Letters to the Editor

Letter writer owes apology to Jews, blacks

In reading the letter in the June 15 issue from Ron Gintz regarding the Oxford House planned for Twin Lakes (“Prejudice, fear in Twin Lakes”), my emotions ran from interest to concern to outrage and finally, pity. Not for the residents of the proposed house, who have a long and difficult road ahead of them; but primarily for the ignorance, discrimination and latent racism that laced Ron Gintz’ letter.

First and foremost, I found it offensive and disgraceful that anyone could somehow relate being a member of a race — any race — with a sickness. The tremulous point that Gintz was grasping for was lost the moment he drew parallels between being a Jew or an African-American, and having the disability and disease of addiction.

The horror that was the holocaust was not a reaction to illness, or a response to people who made bad life choices, it was racial prejudice, pure and simple. Stereotypical, dehumanizing racism has been endured with quiet dignity by countless African-Americans for years upon years upon years — and is sadly still alive today, as evidenced by Gintz’ apparent equation of African-Americans with anything having to do with drug or alcohol abuse.

By the same token, suggesting that a daycare center in the Twin Lakes neighborhood would represent the same level and type of concerns to children, property values or the integrity of the neighborhood that an Oxford House does either speaks volumes about Gintz’ naivety or a clumsy attempt to manipulate public opinion.

I am sensitive to the need for support facilities such as the Oxford House. People in treatment may be ill, may have made poor choices, may even have prison backgrounds — but they are still people, and we should respect and honor their desire to seek treatment and become productive members of society. However, I am equally sensitive to hard working families who are concerned for the safety of their children and value of their homes — and who were there first, with a clear understanding that their neighborhood covenant prohibited such facilities.

Simply shoving a facility such as the Oxford House into a neighborhood, riding roughshod over the rights of the residents and/or homeowner’s association — is not the right answer. Alternatives should be explored that:

• Balance the rights of families and homeowners with the needs of those recovering from their illnesses.

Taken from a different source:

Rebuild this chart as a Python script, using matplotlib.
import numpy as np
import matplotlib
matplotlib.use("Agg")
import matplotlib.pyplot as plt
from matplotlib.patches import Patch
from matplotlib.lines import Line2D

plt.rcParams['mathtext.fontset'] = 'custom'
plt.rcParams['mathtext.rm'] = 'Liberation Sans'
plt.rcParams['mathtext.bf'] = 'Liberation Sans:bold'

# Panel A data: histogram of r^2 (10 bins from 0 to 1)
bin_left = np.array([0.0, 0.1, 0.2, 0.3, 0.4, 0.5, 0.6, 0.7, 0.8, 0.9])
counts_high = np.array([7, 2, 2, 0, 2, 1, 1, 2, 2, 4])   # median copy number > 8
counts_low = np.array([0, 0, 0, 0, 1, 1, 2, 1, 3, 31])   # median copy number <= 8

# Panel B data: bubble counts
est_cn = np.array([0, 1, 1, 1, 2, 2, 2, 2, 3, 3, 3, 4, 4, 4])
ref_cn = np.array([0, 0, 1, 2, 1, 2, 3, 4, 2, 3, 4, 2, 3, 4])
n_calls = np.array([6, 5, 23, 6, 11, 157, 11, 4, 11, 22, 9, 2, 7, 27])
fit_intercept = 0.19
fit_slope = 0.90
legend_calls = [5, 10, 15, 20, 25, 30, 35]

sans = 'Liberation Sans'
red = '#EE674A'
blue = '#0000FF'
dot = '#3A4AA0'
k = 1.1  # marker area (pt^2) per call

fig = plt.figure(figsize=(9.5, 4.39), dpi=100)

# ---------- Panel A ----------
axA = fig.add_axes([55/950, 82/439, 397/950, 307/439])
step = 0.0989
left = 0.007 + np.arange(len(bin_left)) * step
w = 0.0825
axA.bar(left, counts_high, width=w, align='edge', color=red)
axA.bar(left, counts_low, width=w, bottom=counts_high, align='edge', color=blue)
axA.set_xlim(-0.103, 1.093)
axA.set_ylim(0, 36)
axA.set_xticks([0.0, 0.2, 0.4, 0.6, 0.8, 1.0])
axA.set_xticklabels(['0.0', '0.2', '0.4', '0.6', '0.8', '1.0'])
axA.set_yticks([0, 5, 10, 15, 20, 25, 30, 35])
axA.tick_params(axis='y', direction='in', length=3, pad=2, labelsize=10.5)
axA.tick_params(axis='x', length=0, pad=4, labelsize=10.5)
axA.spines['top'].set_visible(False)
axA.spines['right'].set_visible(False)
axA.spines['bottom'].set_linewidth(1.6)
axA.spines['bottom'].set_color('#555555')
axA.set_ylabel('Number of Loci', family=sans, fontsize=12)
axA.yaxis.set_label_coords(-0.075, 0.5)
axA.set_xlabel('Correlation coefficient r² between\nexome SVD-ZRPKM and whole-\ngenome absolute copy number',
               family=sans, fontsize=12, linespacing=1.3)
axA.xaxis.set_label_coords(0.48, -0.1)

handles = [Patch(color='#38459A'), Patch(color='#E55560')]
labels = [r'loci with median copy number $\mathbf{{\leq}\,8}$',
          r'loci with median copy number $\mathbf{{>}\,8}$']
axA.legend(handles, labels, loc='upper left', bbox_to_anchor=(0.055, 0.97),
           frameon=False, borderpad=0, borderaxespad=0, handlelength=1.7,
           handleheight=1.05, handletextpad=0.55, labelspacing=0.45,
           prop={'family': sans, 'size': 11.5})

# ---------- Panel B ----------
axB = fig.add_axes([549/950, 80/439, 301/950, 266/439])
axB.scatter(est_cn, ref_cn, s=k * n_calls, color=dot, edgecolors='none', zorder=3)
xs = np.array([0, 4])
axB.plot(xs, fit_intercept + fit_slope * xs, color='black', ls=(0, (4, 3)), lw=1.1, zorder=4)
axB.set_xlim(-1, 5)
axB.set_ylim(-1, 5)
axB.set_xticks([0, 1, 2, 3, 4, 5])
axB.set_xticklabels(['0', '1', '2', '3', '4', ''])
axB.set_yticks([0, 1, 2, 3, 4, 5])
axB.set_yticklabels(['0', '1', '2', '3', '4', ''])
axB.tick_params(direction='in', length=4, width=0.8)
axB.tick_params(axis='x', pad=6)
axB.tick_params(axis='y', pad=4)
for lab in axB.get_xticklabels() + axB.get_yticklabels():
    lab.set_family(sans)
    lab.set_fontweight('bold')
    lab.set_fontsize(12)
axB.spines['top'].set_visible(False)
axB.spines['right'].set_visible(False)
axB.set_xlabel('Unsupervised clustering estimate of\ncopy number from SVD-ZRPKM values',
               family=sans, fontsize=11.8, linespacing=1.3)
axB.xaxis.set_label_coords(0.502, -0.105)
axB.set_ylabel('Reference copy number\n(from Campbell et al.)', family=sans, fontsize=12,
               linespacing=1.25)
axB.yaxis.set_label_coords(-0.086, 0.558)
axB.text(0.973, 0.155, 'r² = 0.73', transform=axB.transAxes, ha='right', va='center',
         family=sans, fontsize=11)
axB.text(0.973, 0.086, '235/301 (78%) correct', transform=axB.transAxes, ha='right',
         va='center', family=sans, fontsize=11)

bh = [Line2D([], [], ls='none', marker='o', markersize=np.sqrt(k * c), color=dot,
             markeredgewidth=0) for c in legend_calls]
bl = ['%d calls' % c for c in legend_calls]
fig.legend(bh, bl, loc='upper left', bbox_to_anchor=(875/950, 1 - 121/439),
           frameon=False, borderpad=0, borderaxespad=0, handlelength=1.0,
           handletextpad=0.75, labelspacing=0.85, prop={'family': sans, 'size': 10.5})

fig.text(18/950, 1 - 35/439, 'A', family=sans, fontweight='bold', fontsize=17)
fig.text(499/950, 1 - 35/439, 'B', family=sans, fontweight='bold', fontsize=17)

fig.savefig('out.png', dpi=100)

• Require accountability on the part of the government agencies and representatives that sponsor them.

But in the meantime, Gintz owes an apology to Jews, African-Americans, addicts and the residents of the Twin Lakes neighborhood. My prayer is that he will come to grips with what it means to truly understand and become a part of the greatest example of diversity and freedom on earth — America.

Tony Moore

Federal Way

(Editor: Tony Moore is a Republican candidate for state senator in the 30th District.)